Why can't Sean Combs pick a name and stick with it?
—Courtney, Dumfries, Virginia
The B!tch Replies: Now, now. Stars have pitifully few options when it comes to keeping themselves in the news. They could crank out four movies a year and enjoy all those worshipful Ann Curry moments. But that's work, see.
They can switch out their boyfriends every three weeks--or just pretend to, like in the case of say, I don't know, Jessica Simpson, and enjoy all that Us Weekly ink.
Or they can change their names. A name change always merits at least one story by a frazzled Associated Press reporter and, at minimum, 300 very definitive words by People.
Experts will tell you celebrities change their names for a host of reasons--revamping their image or avoiding some legal tangle, for example. Or perhaps like Prince, who changed his name into a symbol in the early 1990s, they want to expose their music label as a bunch of bloodthirsty slave traders with inky black tar pits where their hearts should be.
Regardless of the motivation, the one constant is a fresh round of exposure from the press. Ergo, when Prince pulled his name stunt, the Philadelphia Inquirer redubbed him Symbol Man. Even the mere introduction of a nickname can unleash a torrent of ink--just ask J.Lo.

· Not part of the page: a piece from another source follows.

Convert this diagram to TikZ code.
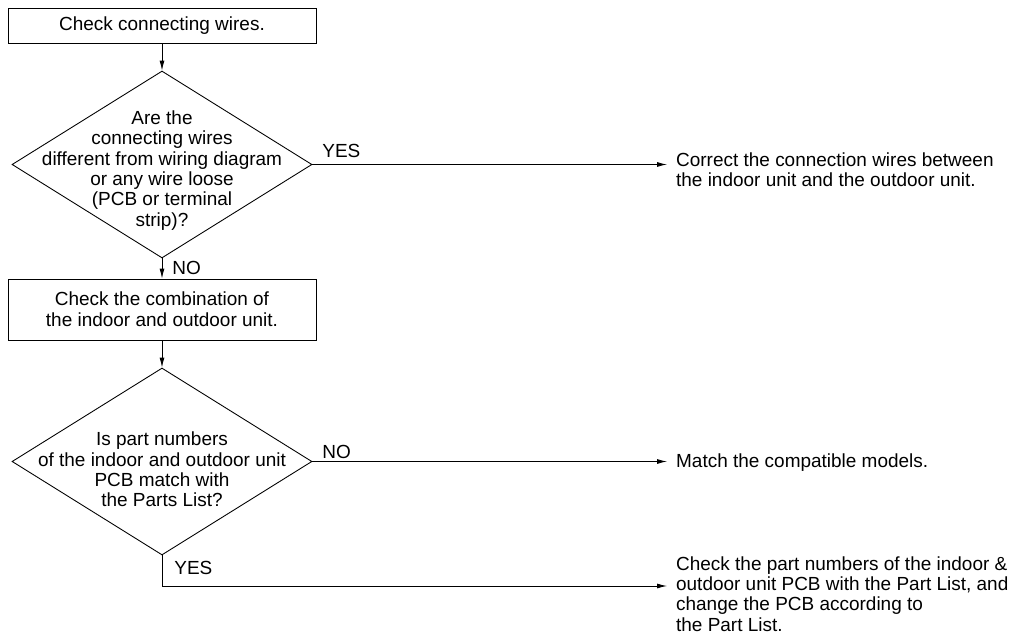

Every single time Sean Combs has changed his stage name, at least one major news outlet has made him a tad more famous. It's a strategy that works. And it's certainly easier than climbing into another all-white suit and cavorting in the background of a video while Lil' Kim threatens the camera with her Acrylics of Doom.
Combs' latest name change just happens to be the result of court action and applies only to the U.K.--but no matter. Even congresspeople noticed this time, which probably means even more fame and money for Combs and his diamond-encrusted wonder entourage.
"And even Puff Daddy--I guess he changed his name to 'Puff Diddy,' and then just 'Diddy,' I don't know what that's about," a North Dakota legislator recently said in a speech, "but Sean Combs, 'Puff Daddy,' was having his clothes made in Honduras. Let me say a word for 'Puff Daddy,' 'P. Diddy,' or 'Diddy' or whatever his name might be."
I suspect that lawmaker still isn't invited to the annual White Party, but I digress. A brief history of the names of Sean Combs:
- 1997: Puff Daddy inflates for the first time via a debut rap album.
- 2001: Puff Daddy switches to P. Diddy. Some reporters speculate he does it to distance himself from his successful defense against firearms charges in a New York trial that year. Either way, Combs stays famous.
- 2002: P. Diddy tells a British tabloid, "I'll change my name as often as I've had lawsuits, and that's a bunch."
- 2005: P. Diddy shortens his stage name to Diddy. His ego, however, remains its original size.
2006: Diddy agrees to revert to Sean Combs in England, after a British music producer named Richard "Diddy" Dearlove sued, saying the rap impresario was causing confusion and spurring unfair competition.
I bet Dearlove won't be invited to the White Party, either.